Ruling comes more than two years after a federal judge freed Del Prete from prison
By Allisha Azlan and Rachel Fobar
The Medill Justice Project
A Will County Circuit Court judge today vacated Jennifer Del Prete’s murder conviction and ordered a new trial, the latest victory in her fight to clear her name.
Little more than two years ago, a federal judge released Del Prete from prison, ruling no reasonable jury would have convicted her based on all of the evidence, which included a police detective letter discovered by The Medill Justice Project.
“As of today, after nine years, one month and 26 days, I am no longer a convicted felon,” said Del Prete who is now 45 years old and has struggled to find steady employment and rebuild her life.
Judge Carla Alessio Policandriotes, who convicted Del Prete in a bench trial in 2005, denied the state’s motion to dismiss Del Prete’s post-conviction petition. The order from the judge, who could not be reached for comment, follows a May evidentiary hearing where witnesses said key evidence pointing to Del Prete’s innocence had been withheld at trial.
On learning of the judge’s ruling, there was “a lot of relief and excitement,” said Jodi Garvey, an attorney for Del Prete.

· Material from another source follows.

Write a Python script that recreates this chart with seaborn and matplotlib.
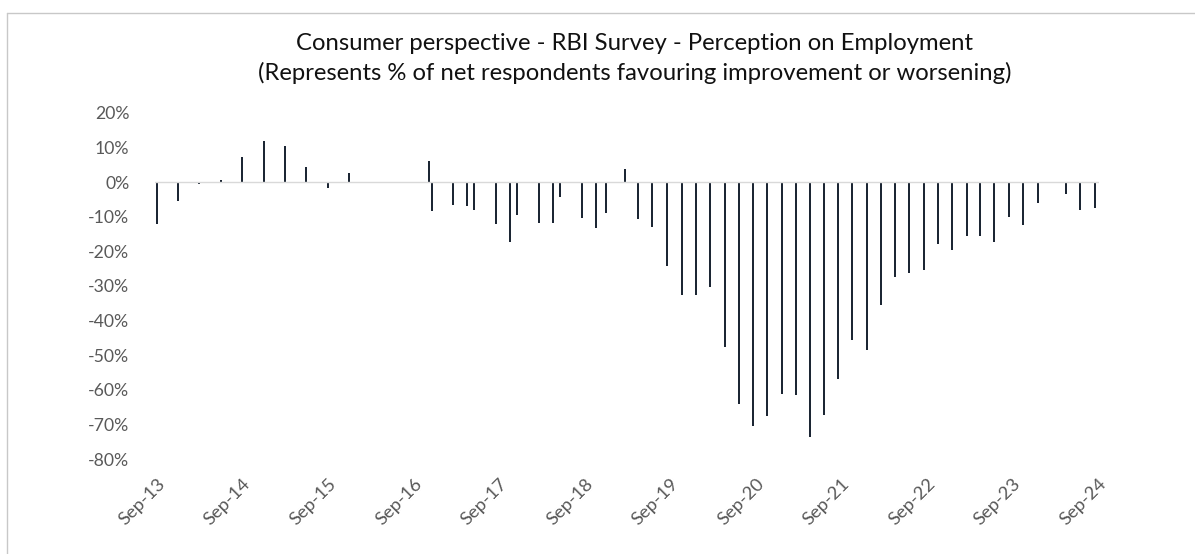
import numpy as np
import pandas as pd
import matplotlib
matplotlib.use("Agg")
import matplotlib.pyplot as plt
from matplotlib.lines import Line2D
import matplotlib.transforms as mtransforms
import seaborn as sns

# ---------------- data ----------------
survey_dates = [
    "2013-09-01", "2013-12-01", "2014-03-01", "2014-06-01", "2014-09-01", "2014-12-01",
    "2015-03-01", "2015-06-01", "2015-09-01", "2015-12-01",
    "2016-02-19", "2016-05-20", "2016-08-21", "2016-11-04", "2016-11-20",
    "2017-02-18", "2017-04-17", "2017-05-18", "2017-08-19", "2017-10-18", "2017-11-18",
    "2018-02-17", "2018-04-18", "2018-05-17", "2018-08-19", "2018-10-18", "2018-12-01",
    "2019-02-19", "2019-04-16", "2019-06-17", "2019-08-16", "2019-10-19", "2019-12-18",
    "2020-02-18", "2020-04-20", "2020-06-20", "2020-08-19", "2020-10-19", "2020-12-19",
    "2021-02-18", "2021-04-18", "2021-06-16", "2021-08-18", "2021-10-17", "2021-12-18",
    "2022-02-14", "2022-04-18", "2022-06-16", "2022-08-18", "2022-10-18", "2022-12-17",
    "2023-02-17", "2023-04-15", "2023-06-15", "2023-08-16", "2023-10-16", "2023-12-16",
    "2024-02-17", "2024-04-15", "2024-06-15", "2024-08-17",
]
net_employment_pct = [
    -12.0, -5.4, -0.6, 0.6, 7.3, 11.9,
    10.3, 4.3, -1.7, 2.7,
    -0.3, -0.3, -0.3, 6.2, -8.4,
    -6.5, -7.0, -8.1, -12.0, -17.2, -9.5,
    -11.7, -11.8, -4.3, -10.4, -13.3, -8.8,
    3.9, -10.6, -13.0, -24.3, -32.7, -32.7,
    -30.2, -47.6, -64.1, -70.5, -67.5, -61.3,
    -61.4, -73.7, -67.2, -56.7, -45.7, -48.4,
    -35.5, -27.3, -26.2, -25.4, -17.8, -19.7,
    -15.6, -15.5, -17.3, -10.1, -12.3, -6.1,
    -0.2, -3.4, -8.1, -7.4,
]
tick_years = list(range(2013, 2025))
y_ticks_pct = [-80, -70, -60, -50, -40, -30, -20, -10, 0, 10, 20]
title_line1 = "Consumer perspective - RBI Survey - Perception on Employment"
title_line2 = "(Represents % of net respondents favouring improvement or worsening)"

# ---------------- build ----------------
origin = pd.Timestamp("2013-09-01")
df = pd.DataFrame({
    "date": pd.to_datetime(survey_dates),
    "value": net_employment_pct,
})
df["day"] = (df["date"] - origin).dt.days.astype(float)

sns.set_theme(style="white")
plt.rcParams["font.family"] = ["Lato", "DejaVu Sans"]

W, H = 1195, 554
fig = plt.figure(figsize=(W / 100, H / 100), dpi=100)
ax_left, ax_right = 155.0, 1098.5
ax_top, ax_bottom = 112.7, 459.3
ax = fig.add_axes([ax_left / W, 1 - ax_bottom / H,
                   (ax_right - ax_left) / W, (ax_bottom - ax_top) / H])

bar_days = 8.5
min_gap = np.diff(np.sort(df["day"].values)).min()
sns.barplot(data=df, x="day", y="value", native_scale=True, ax=ax,
            color="#1c2634", saturation=1, width=bar_days / min_gap,
            linewidth=0, errorbar=None)

ax.axhline(0, color="#d9d9d9", lw=1.0, zorder=5)

ax.set_xlim(df["day"].min() - 7.5, df["day"].max() + 7.5)
ax.set_ylim(-80, 20)

tick_dates = [pd.Timestamp(f"{y}-09-01") for y in tick_years]
ax.set_xticks([(d - origin).days for d in tick_dates])
ax.set_xticklabels([d.strftime("%b-%y") for d in tick_dates],
                   rotation=45, ha="right", va="top", rotation_mode="anchor",
                   fontsize=13.2, color="#595959")
shift = mtransforms.ScaledTranslation(-8 / 100, 2 / 100, fig.dpi_scale_trans)
for lab in ax.get_xticklabels():
    lab.set_transform(lab.get_transform() + shift)
ax.set_yticks(y_ticks_pct)
ax.set_yticklabels([f"{v}%" for v in y_ticks_pct], fontsize=12.7, color="#595959")
ax.tick_params(axis="x", length=0, pad=11.5)
ax.tick_params(axis="y", length=0, pad=18.5)
ax.set_xlabel("")
ax.set_ylabel("")
for s in ax.spines.values():
    s.set_visible(False)
ax.grid(False)

# chart-area border (top and left visible)
fig.add_artist(Line2D([7.3 / W, 1.01], [1 - 12.7 / H, 1 - 12.7 / H],
                      transform=fig.transFigure, color="#c8c8c8", lw=1.0))
fig.add_artist(Line2D([7.3 / W, 7.3 / W], [1 - 12.7 / H, -0.01],
                      transform=fig.transFigure, color="#c8c8c8", lw=1.0))

fig.text(635 / W, 1 - 50 / H, title_line1, ha="center", va="baseline",
         fontsize=17.2, color="#111111")
fig.text(635 / W, 1 - 80 / H, title_line2, ha="center", va="baseline",
         fontsize=17.2, color="#111111")

fig.savefig("out.png", dpi=100)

Del Prete was a Romeoville, Illinois, day care worker when she was accused of violently shaking a 3 ½-month-old infant under her care and convicted of first-degree murder in 2005. About eight years later, in 2013, The Medill Justice Project discovered a letter, obtained through a Freedom of Information Act request, in which Police Commander Kenneth Kroll, a detective in Del Prete’s case, said the forensic pathologist who performed the infant’s autopsy expressed doubts about whether the day care worker had violently shaken the child in what is known as shaken-baby syndrome or abusive head trauma.
During the May court hearing, Patrick W. Blegen, another Del Prete attorney, said her lawyer at trial, Chuck Bretz, was unaware of forensic pathologist Jeff Harkey’s skepticism about whether the infant had been a victim of shaken-baby syndrome. Blegen also said Harkey, who conducted the autopsy, was unaware the child’s radiology report revealed the presence of a chronic subdural hematoma, or brain bleed. Both of these facts, Blegen said, had been withheld from Bretz during Del Prete’s trial, and had these facts been known to the defense, Del Prete may not have been convicted of first-degree murder.
Bretz, Del Prete’s trial attorney, testified in May that had he been aware of the Kroll letter, his defense strategy would have been significantly altered. Bretz said, for instance, that had he known of the doctor’s skepticism, the attorney would have sought to interview Harkey beforehand and then tailored his questions at trial accordingly.
U.S. District Court Judge Matthew F. Kennelly, saying no reasonable jury would have found her guilty, released Del Prete on bond in 2014 after she had served about a decade of her 20-year sentence. Del Prete’s case is on hold in federal court, pending resolution of this state action. In his ruling two years ago, the judge said Del Prete “should not have to wait in custody” while her claims are being reviewed by the state courts because “the delay is wholly attributable to the law enforcement authorities who did not disclose to Del Prete” the police detective letter and related evidence.
The next court date is scheduled for Sept. 23, when prosecutors are expected to respond to the ruling.
Prosecutors plan to appeal the judge’s order, said Charles Pelkie, a spokesperson for the Will County State’s Attorney’s Office. “Our position has always been that the [Kroll] letter… had no impact whatsoever in regards to any evidence that was presented at trial in this case,” Pelkie said.